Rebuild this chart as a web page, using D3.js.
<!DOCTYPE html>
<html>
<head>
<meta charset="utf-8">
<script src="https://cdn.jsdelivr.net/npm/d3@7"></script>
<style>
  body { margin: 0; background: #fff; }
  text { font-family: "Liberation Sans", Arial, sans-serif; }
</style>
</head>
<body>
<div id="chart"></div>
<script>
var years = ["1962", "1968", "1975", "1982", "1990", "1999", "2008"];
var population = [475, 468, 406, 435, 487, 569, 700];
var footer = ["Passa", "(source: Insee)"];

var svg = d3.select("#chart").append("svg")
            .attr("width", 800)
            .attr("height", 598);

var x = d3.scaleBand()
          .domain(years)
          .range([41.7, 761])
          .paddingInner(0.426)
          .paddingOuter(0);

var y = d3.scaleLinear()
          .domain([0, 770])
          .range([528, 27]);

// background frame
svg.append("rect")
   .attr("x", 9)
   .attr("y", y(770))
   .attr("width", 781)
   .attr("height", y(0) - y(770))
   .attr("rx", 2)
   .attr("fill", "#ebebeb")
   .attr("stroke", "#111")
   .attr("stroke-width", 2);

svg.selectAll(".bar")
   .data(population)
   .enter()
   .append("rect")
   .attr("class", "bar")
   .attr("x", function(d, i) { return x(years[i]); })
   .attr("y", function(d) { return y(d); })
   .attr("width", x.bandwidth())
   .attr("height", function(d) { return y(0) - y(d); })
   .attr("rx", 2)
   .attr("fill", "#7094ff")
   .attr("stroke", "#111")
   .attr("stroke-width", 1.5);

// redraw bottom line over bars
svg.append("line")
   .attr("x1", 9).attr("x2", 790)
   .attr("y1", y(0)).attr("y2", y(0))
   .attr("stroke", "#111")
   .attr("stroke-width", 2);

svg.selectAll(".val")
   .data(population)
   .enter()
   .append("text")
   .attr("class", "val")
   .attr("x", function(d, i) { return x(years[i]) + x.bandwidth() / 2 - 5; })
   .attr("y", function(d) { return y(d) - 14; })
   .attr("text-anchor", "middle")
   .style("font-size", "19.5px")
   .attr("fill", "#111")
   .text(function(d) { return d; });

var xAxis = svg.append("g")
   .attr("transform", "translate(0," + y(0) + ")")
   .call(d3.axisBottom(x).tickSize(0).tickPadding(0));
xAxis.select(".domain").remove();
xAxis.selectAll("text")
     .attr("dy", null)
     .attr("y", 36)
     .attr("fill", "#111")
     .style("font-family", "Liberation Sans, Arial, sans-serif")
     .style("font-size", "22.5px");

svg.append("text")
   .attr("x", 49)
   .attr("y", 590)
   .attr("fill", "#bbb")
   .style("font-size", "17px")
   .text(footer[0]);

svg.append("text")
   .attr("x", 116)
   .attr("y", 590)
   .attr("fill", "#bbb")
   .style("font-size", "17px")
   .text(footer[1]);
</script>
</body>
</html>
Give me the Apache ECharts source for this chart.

▶ _Set problem_:
Reproduce the complete set of lines precisely as supplied.

▶ _The completed task_:
Rebuild this chart as a web page, using D3.js.
<!DOCTYPE html>
<html>
<head>
<meta charset="utf-8">
<script src="https://cdn.jsdelivr.net/npm/d3@7"></script>
<style>
  body { margin: 0; background: #fff; }
  text { font-family: "Liberation Sans", Arial, sans-serif; }
</style>
</head>
<body>
<div id="chart"></div>
<script>
var years = ["1962", "1968", "1975", "1982", "1990", "1999", "2008"];
var population = [475, 468, 406, 435, 487, 569, 700];
var footer = ["Passa", "(source: Insee)"];

var svg = d3.select("#chart").append("svg")
            .attr("width", 800)
            .attr("height", 598);

var x = d3.scaleBand()
          .domain(years)
          .range([41.7, 761])
          .paddingInner(0.426)
          .paddingOuter(0);

var y = d3.scaleLinear()
          .domain([0, 770])
          .range([528, 27]);

// background frame
svg.append("rect")
   .attr("x", 9)
   .attr("y", y(770))
   .attr("width", 781)
   .attr("height", y(0) - y(770))
   .attr("rx", 2)
   .attr("fill", "#ebebeb")
   .attr("stroke", "#111")
   .attr("stroke-width", 2);

svg.selectAll(".bar")
   .data(population)
   .enter()
   .append("rect")
   .attr("class", "bar")
   .attr("x", function(d, i) { return x(years[i]); })
   .attr("y", function(d) { return y(d); })
   .attr("width", x.bandwidth())
   .attr("height", function(d) { return y(0) - y(d); })
   .attr("rx", 2)
   .attr("fill", "#7094ff")
   .attr("stroke", "#111")
   .attr("stroke-width", 1.5);

// redraw bottom line over bars
svg.append("line")
   .attr("x1", 9).attr("x2", 790)
   .attr("y1", y(0)).attr("y2", y(0))
   .attr("stroke", "#111")
   .attr("stroke-width", 2);

svg.selectAll(".val")
   .data(population)
   .enter()
   .append("text")
   .attr("class", "val")
   .attr("x", function(d, i) { return x(years[i]) + x.bandwidth() / 2 - 5; })
   .attr("y", function(d) { return y(d) - 14; })
   .attr("text-anchor", "middle")
   .style("font-size", "19.5px")
   .attr("fill", "#111")
   .text(function(d) { return d; });

var xAxis = svg.append("g")
   .attr("transform", "translate(0," + y(0) + ")")
   .call(d3.axisBottom(x).tickSize(0).tickPadding(0));
xAxis.select(".domain").remove();
xAxis.selectAll("text")
     .attr("dy", null)
     .attr("y", 36)
     .attr("fill", "#111")
     .style("font-family", "Liberation Sans, Arial, sans-serif")
     .style("font-size", "22.5px");

svg.append("text")
   .attr("x", 49)
   .attr("y", 590)
   .attr("fill", "#bbb")
   .style("font-size", "17px")
   .text(footer[0]);

svg.append("text")
   .attr("x", 116)
   .attr("y", 590)
   .attr("fill", "#bbb")
   .style("font-size", "17px")
   .text(footer[1]);
</script>
</body>
</html>
Give me the Apache ECharts source for this chart.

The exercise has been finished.